Une réflexion sur « Mon oncle de Jacques Tati »

  1. Permets-moi d’ajoute un petit bavardage autour de « mon Oncle ».

    Je trouve ton article épatant et je m’autorise à ajouter mon grain de sel par ces lignes qui sont une série de digressions en vrac qui me viennent après t’avoir lu et repensé à ce film que j’aime bien.

    J’aime aussi le voir avec les yeux de maintenant et mes souvenirs lacunaires de ces temps-là. L’époque de « mon oncle » correspond aux débuts récents du formica. Chacun avait à cœur de détruire les traces du passé. Terminé les affreux buffets Henri III et les comptoirs en zinc des bistrots. A la cave les pendules à coucou ! Voici celles de Christian Houriez à la RTF. Chacun la veut dans sa cuisine. Dehors, c’est Versailles et Chambord, Beaulieu qui attirent les regards… pas les châteaux, les voitures. A la radio, les chansons à textes (comme on dit) sont progressivement remplacées par le yé-yé. (C’est-à-dire des chansons sur « des gens qui se téléphonent », comme dit Brel). Les plus jeunes filles font du Hula-Hoop et les garçons comprennent qu’ils n’y arriveront jamais. Alors, ils cherchent autre chose pour pouvoir continuer à faire les malins… Il y a bien le foot avec Kopa, Piantoni, Fontaine, mais le compte n’y est pas. Il ya aussi les « mobs ».
    Et à cette époque, les marteaux-piqueurs du film nous sont familiers, très. À l’idée de modernité qui naguère concernait la connaissance, l’émancipation, le bonheur se substitue celle du progrès technique, de l’innovation et de productivité, et pour chacun … De confort moderne. Ces années sur le plan du confort, tiennent leur promesse. Quoi de mieux qu’une machine à laver ? Et quelle joie d’avoir un transistor.

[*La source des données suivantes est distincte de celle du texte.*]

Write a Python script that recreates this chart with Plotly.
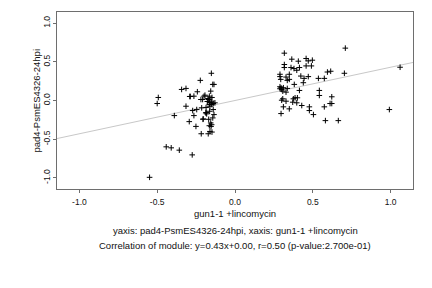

    À cette époque, c’est aussi la crise du logement, et les cités nouvelles se construisent dans les prolongements des bourgs, en plein champ. Elles donnent à de nombreux couples modestes du baby-boom, l’espoir de ne pas continuer à vivre mal logés. Tati montre bien cet élan vers les blocs parallélépipédiques, qui deviendront après quelques décennies, le chômage aidant « les quartiers » d’aujourd’hui. Quant à la maison des « Arpel » dans « Mon oncle », c’est celle des classes supérieures, elle rassemble tout ce qui est enviable, elle est à la fois la réussite et le confort moderne, le bon goût et l’ordre, et elle indique la position sociale. Elle est l’aspiration de chacun. Comment blaguer avec ça ? Comment en montrer le kitch et la prétention sans méchanceté ? Et c’est tout l’art de Tati de parvenir à rendre compte d’une époque, d’une manière de vivre en étant drôle et critique.

    Cette maison des Arpel, nous en voyons l’intérieur, parce qu’en tant que spectateurs, nous y sommes invités. Si ce n’était pas le cas, nous n’en verrions rien ou nous aurions à la rigueur, droit au « poisson-jet d’eau, ségrégationniste ». Elle est là, derrière ses murs et sa porte de jardin. Et ça aussi c’est « moderne », l’aspiration a « être chez soi » entre les quatre murs de son jardin. Soixante ans après, regardons autour de nous…Tati avait repéré une tendance bien typique.

    Il y a aussi tout ce jeu de courtoisie que tu signales. Et je pense aux couvre-chefs, les casquettes et les chapeaux. La casquette de Gérard était très répandue chez les enfants. Comme beaucoup, j’ai dû porter la même, et il fallait s’arrêter et se découvrir lorsque passait un corbillard; toucher sa visière pour saluer les adultes connus.

    Quant aux petits chiens galopins qui se réunissent pour se promener et jouer, j’ai connu cela, et si vous avez mon âge, vous aussi sans doute, Tati ne l’a pas inventé, il le montre. Et j’ai revu cette scène à Lisbonne au début 2000. Désormais, le monde est ouvert, en revanche, nos espaces privés sont clos et nos chiens tenus en laisse, d’ailleurs, c’est rationnel, on est passé de 6 millions deux cent mille véhicules en 1960 à 40 millions de nos jours (ce qui est une autre rationalité). Tati montrera ce phénomène naissant dans Trafic, mais c’est une autre histoire.

    PS : Madame Arpel, représente avec son amour du confort moderne, la femme à sa place…super ménagère, et à la maison… La femme au foyer c’est l’idéal de tous les messieurs Arpel (riches et pauvres).Choses modernes et idées modernes sont deux choses, bien sûr.